Rédigé par : Veilchen | 07 juin 2006 à 19:57
Merci beaucoup Veilchen et bonne chance à vous la semaine prochaine. Que les "Planches courbes" du grand poète vous soutiennent et vous guident favorablement. Vous me direz, j'espère.
Rédigé par : angelepaoli | 09 juin 2006 à 21:58
Je suis aussi une Terminale L, et je voudrais vraiment remercier l'auteur de ces analyses sur Les Planches Courbes! Clairs, précis et organisés, ces articles m'ont permis de rassembler mes connaissances en un tout pour mon bac!
J'ai pu bien sûr redécouvrir toutes les images cachées de la poétique de Bonnefoy, un poète (-philosophe, il faut l'avouer) qui me passionne!
Veronika
PS : les photos en diptyque sont remarquables et s'unissent mystérieusement aux images que je m'étais imaginées en lisant ce recueil...

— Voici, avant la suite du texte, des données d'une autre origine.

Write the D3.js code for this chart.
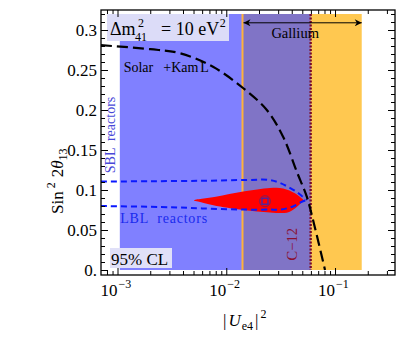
<!DOCTYPE html>
<html>
<head>
<meta charset="utf-8">
<script src="https://cdnjs.cloudflare.com/ajax/libs/d3/7.8.5/d3.min.js"></script>
<style>
  body { margin: 0; background: #fff; }
  svg text { font-family: "Liberation Serif", "DejaVu Serif", serif; }
</style>
</head>
<body>
<svg width="407" height="347" font-family="Liberation Serif, DejaVu Serif, serif"></svg>
<script>
// x = |Ue4|^2, y = sin^2 2theta13
const xDomain = [7.05e-4, 0.356]
const yDomain = [-0.00625, 0.325]
const bandTop = 0.32
const reactorBand = [0.00105, 0.0597]
const galliumBand = [0.0141, 0.176]
const c12Limit = 0.0597
const xMajor = [1e-3, 1e-2, 1e-1]
const xMajorLabels = ['\u22123', '\u22122', '\u22121']
const yMajor = [0, 0.05, 0.1, 0.15, 0.2, 0.25, 0.3]
const yMajorLabels = ['0.', '0.05', '0.1', '0.15', '0.2', '0.25', '0.3']

const solarKamL = [[7.05e-4, 0.281], [0.002, 0.276], [0.00376, 0.271], [0.00755, 0.254],
  [0.01425, 0.2275], [0.0236, 0.200], [0.0333, 0.1666], [0.0445, 0.1229],
  [0.055, 0.0916], [0.0628, 0.0625], [0.0809, 0]]
const sblCurve = [[7.05e-4, 0.1105], [0.002, 0.111], [0.006, 0.1115], [0.015, 0.1125],
  [0.025, 0.1125], [0.031, 0.109], [0.038, 0.103], [0.045, 0.097], [0.051, 0.091], [0.055, 0.0875]]
const lblCurve = [[7.05e-4, 0.080], [0.003, 0.0785], [0.006, 0.077], [0.015, 0.0755],
  [0.025, 0.0755], [0.031, 0.0755], [0.036, 0.077], [0.042, 0.080], [0.049, 0.085], [0.055, 0.0875]]
const allowedRegion = [[0.00505, 0.087], [0.008, 0.0915], [0.0143, 0.098], [0.0252, 0.1025],
  [0.0334, 0.102], [0.0428, 0.096], [0.048, 0.091], [0.051, 0.0875], [0.049, 0.084],
  [0.0428, 0.077], [0.036, 0.0717], [0.0252, 0.072], [0.0143, 0.075], [0.0076, 0.081], [0.0055, 0.0855]]
const bestFit = [0.0227, 0.086]

const svg = d3.select('svg')
const margin = {left: 101, right: 12, top: 10, bottom: 72}
const W = 407, H = 347

const x = d3.scaleLog().domain(xDomain).range([margin.left, W - margin.right])
const y = d3.scaleLinear().domain(yDomain).range([H - margin.bottom, margin.top])

const g = svg.append('g')

// bands
g.append('rect')
  .attr('x', x(reactorBand[0])).attr('y', y(bandTop))
  .attr('width', x(reactorBand[1]) - x(reactorBand[0]))
  .attr('height', y(0) - y(bandTop))
  .attr('fill', '#8080ff')
g.append('rect')
  .attr('x', x(galliumBand[0])).attr('y', y(bandTop))
  .attr('width', x(galliumBand[1]) - x(galliumBand[0]))
  .attr('height', y(0) - y(bandTop))
  .attr('fill', '#ffc850')
// overlap of the two
const ov = [Math.max(reactorBand[0], galliumBand[0]), Math.min(reactorBand[1], galliumBand[1])]
g.append('rect')
  .attr('x', x(ov[0])).attr('y', y(bandTop))
  .attr('width', x(ov[1]) - x(ov[0]))
  .attr('height', y(0) - y(bandTop))
  .attr('fill', '#8074c6')

// gallium lower edge line
g.append('line')
  .attr('x1', x(galliumBand[0])).attr('x2', x(galliumBand[0]))
  .attr('y1', y(bandTop)).attr('y2', y(0))
  .attr('stroke', '#ffb23a').attr('stroke-width', 2)

// delta m label box
g.append('rect').attr('x', 107).attr('y', y(bandTop)).attr('width', 122).attr('height', 27)
  .attr('fill', '#dcdcf8')

// C-12 dotted line
g.append('line')
  .attr('x1', x(c12Limit)).attr('x2', x(c12Limit))
  .attr('y1', y(bandTop)).attr('y2', y(0))
  .attr('stroke', '#7a0a2a').attr('stroke-width', 2.4).attr('stroke-dasharray', '2,1.5')

// allowed region
const line = d3.line().x(d => x(d[0])).y(d => y(d[1]))
g.append('path')
  .attr('d', line.curve(d3.curveCatmullRomClosed)(allowedRegion))
  .attr('fill', '#ff0000')

// reactor contours
const lineOpen = d3.line().x(d => x(d[0])).y(d => y(d[1])).curve(d3.curveCatmullRom)
g.append('path').attr('d', lineOpen(sblCurve))
  .attr('fill', 'none').attr('stroke', '#0a18ff').attr('stroke-width', 2).attr('stroke-dasharray', '6,4')
g.append('path').attr('d', lineOpen(lblCurve))
  .attr('fill', 'none').attr('stroke', '#0a18ff').attr('stroke-width', 2).attr('stroke-dasharray', '6,4')

// solar + kamland
g.append('path').attr('d', lineOpen(solarKamL))
  .attr('fill', 'none').attr('stroke', '#000').attr('stroke-width', 2.2).attr('stroke-dasharray', '11,5')

// best fit marker
g.append('circle').attr('cx', x(bestFit[0])).attr('cy', y(bestFit[1])).attr('r', 5.5)
  .attr('fill', 'none').attr('stroke', '#8a1a50').attr('stroke-width', 1)
g.append('rect').attr('x', x(bestFit[0]) - 3).attr('y', y(bestFit[1]) - 3)
  .attr('width', 6).attr('height', 6)
  .attr('fill', 'none').attr('stroke', '#3a2ab0').attr('stroke-width', 1.3)

// gallium arrow
const defs = svg.append('defs')
defs.append('marker').attr('id', 'ah').attr('viewBox', '0 0 10 10')
  .attr('refX', 10).attr('refY', 5).attr('markerWidth', 14).attr('markerHeight', 7)
  .attr('markerUnits', 'userSpaceOnUse').attr('orient', 'auto-start-reverse')
  .append('path').attr('d', 'M0,0 L10,5 L0,10 L3,5 Z').attr('fill', '#000')
g.append('line')
  .attr('x1', x(galliumBand[0]) + 1).attr('x2', x(galliumBand[1]))
  .attr('y1', y(0.309)).attr('y2', y(0.309))
  .attr('stroke', '#000').attr('stroke-width', 1)
  .attr('marker-start', 'url(#ah)').attr('marker-end', 'url(#ah)')
g.append('text').attr('x', x(0.043)).attr('y', y(0.29)).attr('text-anchor', 'middle')
  .attr('font-size', 14.5).text('Gallium')

// Δm label
const dmY = y(0.294)
g.append('text').attr('x', 110).attr('y', dmY).attr('font-size', 18).text('\u0394m')
g.append('text').attr('x', 138).attr('y', dmY - 8).attr('font-size', 12).text('2')
g.append('text').attr('x', 135).attr('y', dmY + 6).attr('font-size', 12).text('41')
const dmr = g.append('text').attr('x', 161).attr('y', dmY).attr('font-size', 18)
dmr.append('tspan').text('= 10 eV')
dmr.append('tspan').attr('font-size', 12).attr('dy', -8).attr('dx', 0.5).text('2')

// solar label
const sl = g.append('text').attr('x', x(0.00114)).attr('y', y(0.247)).attr('font-size', 14)
sl.append('tspan').text('Solar')
sl.append('tspan').attr('dx', 10).text('+Kam')
sl.append('tspan').attr('dx', 2).text('L')

// SBL / LBL labels
g.append('text')
  .attr('transform', `translate(${x(9.5e-4)},${y(0.121)}) rotate(-90)`)
  .attr('font-size', 14).attr('fill', '#4848d8').attr('text-anchor', 'start')
  .attr('xml:space', 'preserve').text('SBL  reactors')
g.append('text').attr('x', x(0.00106)).attr('y', y(0.0585))
  .attr('font-size', 14).attr('fill', '#1a2aee').attr('letter-spacing', 0.8)
  .attr('xml:space', 'preserve').text('LBL  reactors')

// C-12 label
g.append('text')
  .attr('transform', `translate(${x(0.0445)},${y(0.012)}) rotate(-90)`)
  .attr('font-size', 14.5).attr('fill', '#8a1030')
  .text('C\u221212')

// 95% CL box
g.append('rect').attr('x', 110).attr('y', 248).attr('width', 62).attr('height', 20).attr('fill', '#e0e0f8')
g.append('text').attr('x', 111).attr('y', 264.5).attr('font-size', 17).text('95% CL')

// frame + ticks
const minor = []
for (let e = -4; e <= 0; e++) for (let m = 2; m <= 9; m++) {
  const v = m * Math.pow(10, e)
  if (v > xDomain[0] && v < xDomain[1]) minor.push(v)
}
const yMinor = d3.range(0, 0.33, 0.01).filter(v => !yMajor.some(m => Math.abs(m - v) < 1e-6))
const yBottom = H - margin.bottom, yTop = margin.top, xLeft = margin.left, xRight = W - margin.right

const addAxis = (axis, tr) => {
  const a = g.append('g').attr('transform', tr).call(axis)
  a.select('.domain').remove()
  a.selectAll('line').attr('stroke', '#000')
  return a
}
addAxis(d3.axisBottom(x).tickValues(xMajor).tickSize(-7).tickFormat(''), `translate(0,${yBottom})`)
addAxis(d3.axisBottom(x).tickValues(minor).tickSize(-4).tickFormat(''), `translate(0,${yBottom})`)
addAxis(d3.axisTop(x).tickValues(xMajor).tickSize(-7).tickFormat(''), `translate(0,${yTop})`)
addAxis(d3.axisTop(x).tickValues(minor).tickSize(-4).tickFormat(''), `translate(0,${yTop})`)
addAxis(d3.axisLeft(y).tickValues(yMajor).tickSize(-7).tickFormat(''), `translate(${xLeft},0)`)
addAxis(d3.axisLeft(y).tickValues(yMinor).tickSize(-4).tickFormat(''), `translate(${xLeft},0)`)
addAxis(d3.axisRight(y).tickValues(yMajor).tickSize(-7).tickFormat(''), `translate(${xRight},0)`)
addAxis(d3.axisRight(y).tickValues(yMinor).tickSize(-4).tickFormat(''), `translate(${xRight},0)`)

g.append('rect').attr('x', xLeft).attr('y', yTop).attr('width', xRight - xLeft).attr('height', yBottom - yTop)
  .attr('fill', 'none').attr('stroke', '#000').attr('stroke-width', 1.3)

// tick labels
yMajor.forEach((v, i) => {
  g.append('text').attr('x', 97).attr('y', y(v) + 6).attr('text-anchor', 'end')
    .attr('font-size', 17).text(yMajorLabels[i])
})
xMajor.forEach((v, i) => {
  const t = g.append('text').attr('x', x(v) - 17).attr('y', 296).attr('font-size', 17)
  t.append('tspan').text('10')
  t.append('tspan').attr('font-size', 12).attr('dy', -8).attr('dx', 1).text(xMajorLabels[i])
})

// axis titles
const xt = g.append('text').attr('x', 223).attr('y', 326).attr('font-size', 17)
xt.append('tspan').text('|')
xt.append('tspan').attr('font-style', 'italic').attr('dx', 2).text('U')
xt.append('tspan').attr('font-size', 12).attr('dy', 4).attr('dx', 1).text('e4')
xt.append('tspan').attr('dy', -4).attr('dx', 2).text('|')
xt.append('tspan').attr('font-size', 12).attr('dy', -8).attr('dx', 2).text('2')

const yt = g.append('text').attr('transform', 'translate(63,214) rotate(-90)').attr('font-size', 17)
yt.append('tspan').text('Sin')
yt.append('tspan').attr('font-size', 12).attr('dy', -8).attr('dx', 3).text('2')
yt.append('tspan').attr('dy', 8).attr('dx', 5).text('2')
yt.append('tspan').attr('font-style', 'italic').text('\u03b8')
yt.append('tspan').attr('font-size', 12).attr('dy', 4).text('13')
</script>
</body>
</html>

Rédigé par : veronika krotki | 13 juin 2006 à 12:07
Bonjour,
Moi aussi en Term L votre analyse m'a aidée à mieux comprendre les grandes lignes du texte. Je souhaiterais en revanche vous demander si vous pourriez m'aidre à répondre aux questions suivantes voir si mon analyse est correcte : En quoi le titre "Dans le leurre des mots" oriente-t-il la lecture du recueil Les Planches courves? Quelle place et quel sens revêt la place de l'enfant dans Les Planches courbes ?
Merci d'avance,
j'attends avec impatience votre réponse.
Rédigé par : Sandra | 09 octobre 2006 à 19:03
=>Sandra, Malou,et les autres...
Angèle Paoli est actuellement en plein déménagement et donc indisponible.

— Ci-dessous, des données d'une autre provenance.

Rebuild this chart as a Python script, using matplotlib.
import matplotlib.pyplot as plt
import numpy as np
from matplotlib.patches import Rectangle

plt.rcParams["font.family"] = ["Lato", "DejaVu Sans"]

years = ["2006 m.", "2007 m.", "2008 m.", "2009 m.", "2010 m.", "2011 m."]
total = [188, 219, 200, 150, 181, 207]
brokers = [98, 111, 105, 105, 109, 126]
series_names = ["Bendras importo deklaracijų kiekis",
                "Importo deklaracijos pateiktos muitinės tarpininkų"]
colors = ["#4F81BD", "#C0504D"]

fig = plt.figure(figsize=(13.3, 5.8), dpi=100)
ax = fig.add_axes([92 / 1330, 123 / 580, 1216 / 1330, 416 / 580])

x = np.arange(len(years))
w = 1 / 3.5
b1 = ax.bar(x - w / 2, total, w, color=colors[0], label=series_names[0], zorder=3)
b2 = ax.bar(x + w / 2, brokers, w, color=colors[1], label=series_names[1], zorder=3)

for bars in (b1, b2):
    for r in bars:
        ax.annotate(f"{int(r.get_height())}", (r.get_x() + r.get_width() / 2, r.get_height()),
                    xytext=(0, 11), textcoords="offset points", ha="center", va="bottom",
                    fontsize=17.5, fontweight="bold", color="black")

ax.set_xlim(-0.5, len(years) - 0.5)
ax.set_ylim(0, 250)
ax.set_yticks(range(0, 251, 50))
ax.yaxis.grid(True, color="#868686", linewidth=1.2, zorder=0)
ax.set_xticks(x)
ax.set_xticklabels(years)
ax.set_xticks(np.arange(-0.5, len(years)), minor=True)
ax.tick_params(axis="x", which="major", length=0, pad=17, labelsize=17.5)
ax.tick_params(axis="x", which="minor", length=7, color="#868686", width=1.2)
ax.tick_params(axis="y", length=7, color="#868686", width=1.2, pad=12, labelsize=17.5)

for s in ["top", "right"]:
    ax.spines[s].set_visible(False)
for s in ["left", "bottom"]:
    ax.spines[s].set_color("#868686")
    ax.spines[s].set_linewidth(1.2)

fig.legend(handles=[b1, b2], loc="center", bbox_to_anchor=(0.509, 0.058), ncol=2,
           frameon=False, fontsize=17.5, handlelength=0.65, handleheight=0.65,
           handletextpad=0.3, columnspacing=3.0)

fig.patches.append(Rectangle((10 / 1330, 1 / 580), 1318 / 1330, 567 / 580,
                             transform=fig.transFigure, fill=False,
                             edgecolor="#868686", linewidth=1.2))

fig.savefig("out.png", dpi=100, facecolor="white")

Je sais par ailleurs qu'elle ne souhaite pas répondre à des questions dont les réponses sont explicitement contenues dans les différentes analyses qu'elle a proposées pour le recueil d'Yves Bonnefoy. Il suffit de lire attentivement ces analyses et, à partir de là, d'apprendre à construire une réflexion personnelle, en tenant compte, bien évidemment, du recueil poétique d'origine. Un exercice à la portée d'un élève de Terminale L.
Très cordialement,
Le webmestre de TdF
Rédigé par : Webmestre de TdF | 09 octobre 2006 à 20:16
Salut!
Moi aussi j'ai tout à fait profité de tes articles sur Bonnefoy !
Je suis élève d'un lycée français ici au Brésil, à São Paulo, et je passe mon bac de Litté d'ici un mois =/
Les cours sur Bonnefoy sont parfois trop rapides, et il y a trop de significations et tout... Lá je viens de consacrer toute une journée à faire le dernier DM de l'année, et j'étais ravie de rencontrer ton blog!
Il est vraiment superbe!
Merci =]
Rédigé par : Dahlia | 19 octobre 2006 à 20:31
bonjour Angèle Paoli,
Je voudrais vous remercier du fond du coeur. J'habite à Mayotte dans l'Océan Indien. Je suis en terminale L. Et ces temps-ci nos cours sont perturbés par des mouvements de grève. Votre blog m'a permis de faire le point. Désormais l'épreuve de litterature n'est plus une menace. Et je vous le dois.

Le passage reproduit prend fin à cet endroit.